I help by being the standard, holding the standard, and if ones out of love for me, which is really love for their highest selves, wish to stand in love with me, then they must rise to the standard. I demand nothing, for this is truly their choice. But I will not lower my standard to meet them on common ground and lie around in the muck and the mire with them. If I am truly a being of love, I represent the alternative. This appears to the world as arrogant, as 'demanding,' as cold and unloving and unforgiving. Indeed, it is demanding. I demand your perfection because I know this is possible for you. And one who truly loves you and truly sees you will demand nothing less.
We are very much accustomed to being sloppy and careless in our lives, collecting people around us who have similar issues, and then giving each other false emotional strokes so that we need not improve. Anyone who is concerned for the world just has to look around and see how this blanket acceptance of 'less' plays out everywhere to the detriment of everyone.

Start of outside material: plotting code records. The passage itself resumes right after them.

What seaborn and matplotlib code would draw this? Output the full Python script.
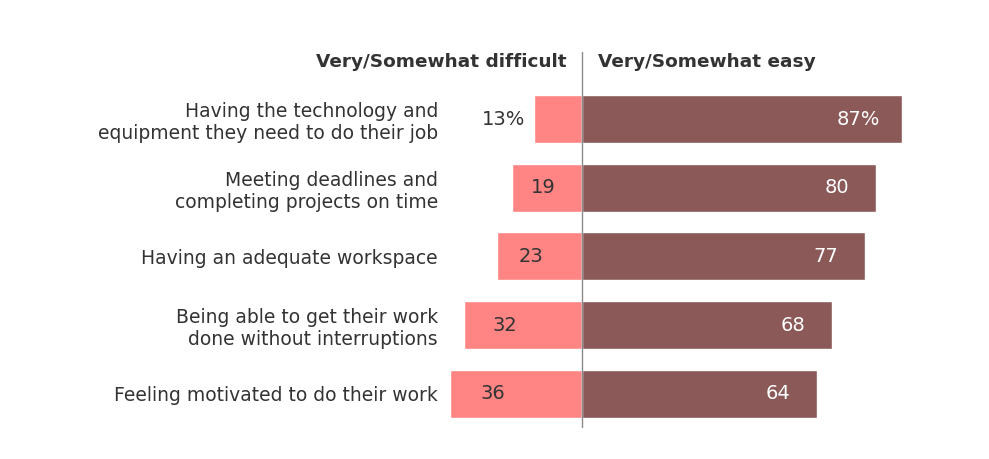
import numpy as np
import pandas as pd
import seaborn as sns
import matplotlib.pyplot as plt

categories = [
    "Having the technology and\nequipment they need to do their job",
    "Meeting deadlines and\ncompleting projects on time",
    "Having an adequate workspace",
    "Being able to get their work\ndone without interruptions",
    "Feeling motivated to do their work",
]
difficult = [13, 19, 23, 32, 36]
easy = [87, 80, 77, 68, 64]
difficult_labels = ["13%", "19", "23", "32", "36"]
easy_labels = ["87%", "80", "77", "68", "64"]

PINK = "#FF8585"
BROWN = "#8C5959"
TEXT = "#333333"

sns.set_style("white")
plt.rcParams['font.family'] = ['DejaVu Sans']

df = pd.DataFrame({"cat": categories, "difficult": difficult, "easy": easy})
df["neg"] = -df["difficult"]

fig = plt.figure(figsize=(9.89, 4.59), dpi=100)
ax = fig.add_axes([0.4545, 0.0675, 0.4575, 0.819])

sns.barplot(data=df, x="neg", y="cat", color=PINK, width=0.7, saturation=1, ax=ax, orient="h")
sns.barplot(data=df, x="easy", y="cat", color=BROWN, width=0.7, saturation=1, ax=ax, orient="h")

ax.set_xlim(-36, 87)
ax.set_ylim(4.5, -0.975)
ax.axvline(0, color="#8a8a8a", lw=1, zorder=5)

num_fs = 14
for i, (d, e, dl, el) in enumerate(zip(difficult, easy, difficult_labels, easy_labels)):
    if d < 15:
        ax.text(-d - 2.3, i, dl, ha="right", va="center", fontsize=num_fs, color=TEXT)
    else:
        ax.text(4.6 - 0.8 * d, i, dl, ha="center", va="center", fontsize=num_fs, color=TEXT)
    ax.text(e - 6 if el.endswith("%") else e - 7.3, i, el, ha="right", va="center",
            fontsize=num_fs, color="white")

ax.text(-4.3, -0.83, "Very/Somewhat difficult", ha="right", va="center",
        fontsize=13.3, fontweight="bold", color=TEXT)
ax.text(4.3, -0.83, "Very/Somewhat easy", ha="left", va="center",
        fontsize=13.3, fontweight="bold", color=TEXT)

ax.set_xlabel("")
ax.set_ylabel("")
ax.set_xticks([])
ax.tick_params(axis="y", length=0, pad=8.3, labelsize=13.5, labelcolor=TEXT)
for s in ax.spines.values():
    s.set_visible(False)

fig.savefig("out.png", dpi=100)
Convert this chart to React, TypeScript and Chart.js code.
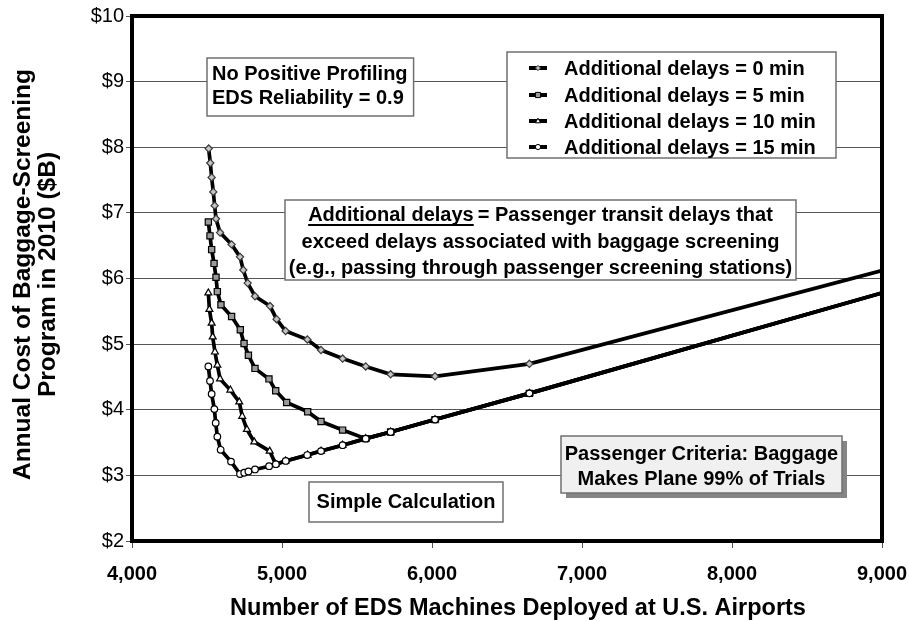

And here is another example of the harm that has ensued from many accepted 'Christian' teachings: divine intervention to save the world at the last minute, 'the fallen state of man', human imperfection with no hope of better, 'forgiveness' even at the last moment of life for a life lived in folly and wickedness, and 'Agape love,' love for those who hurt you, scorn you, disrespect you. All may, and do at times, "sin and fall short," but this should not be accepted as the unchangeable human condition. When we live with the knowledge that 'perfection,' i.e. our human/divine completeness, is possible, we strive for that, we rise to that, and in that rising, THERE is the true 'unconditional love' waiting for us, as it has all along.